When I reviewed The Stranger Diaries last year, I commented that I hoped that Griffiths would write more books with the delightful DS Harbinder Kaur – and here it is, book two.
I really enjoyed The Stranger Diaries, however, I think The Postscript Murders is even better. Harbinder is such a likeable character; always prepared to not take herself too seriously: “Harbinder completes her last batch of filing and mentally awards herself a gold star. ‘Best Gay Sikh Detective in West Sussex’, first out of a field of, well, one.”
On the surface, nothing appears untoward when 90 year old Peggy Smith dies. However, Peggy was in the best of health, and her carer, Natalka, is suspicious. Peggy was, after all, a ‘Murder Consultant’, and she had been sure someone was watching her.
Before we know it, Natalka, together with Edwin, Peggy’s dear friend and neighbour and Benedict, the local coffee shack owner (and former monk) decide to play amateur detectives and are on a road trip to Aberdeen to attend a literary festival and interview a writer who dedicated all his books to Peggy; “For Peggy, with thanks for the murders”. Unfortunately, murder follows them.
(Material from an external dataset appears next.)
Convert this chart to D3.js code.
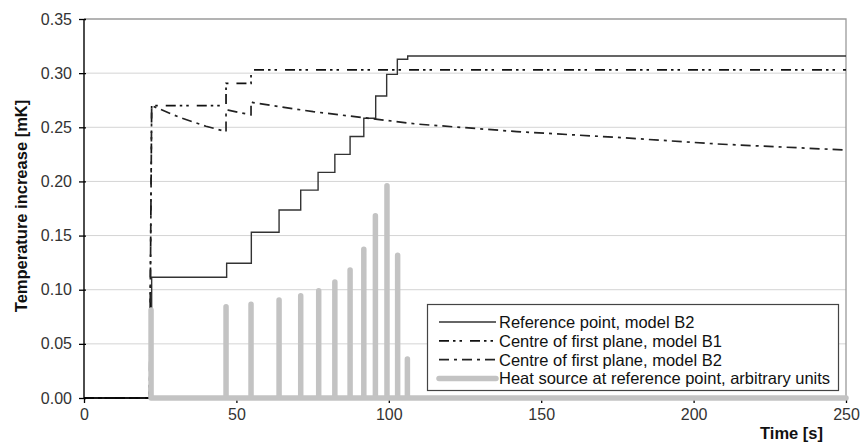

I cannot begin to tell you how much fun this book is! It had me laughing out loud at times. There is an ongoing joke where Harbinder copes with her partner, DS Neil Winston, by imagining ‘him as a woodland creature, sly, slightly stupid but ultimately loveable’. Whenever he makes one of his inane comments, she thinks: ‘Nibble, nibble, washes whiskers’ or ‘examines nut, twitches tail’. I think I’ll use this method myself to help cope with tedious company!
This book, like the first in the series, has a literary theme and is immersed in the world of writers, publishers, and book festivals. Clues are hidden inside books, both metaphorically and physically and there are enough literary references to make any reader happy, particularly crime book readers.
The Postscript Murders could be considered a ‘cosy crime’ (although I avoid the term as it suggests a book that is not particularly well written which is certainly not the case here)- the murders are not described in gruesome detail and you can sense that our intrepid amateur detectives are not in any real danger.
Highly recommended for anyone looking for a fun, escapist (and very well written) crime novel.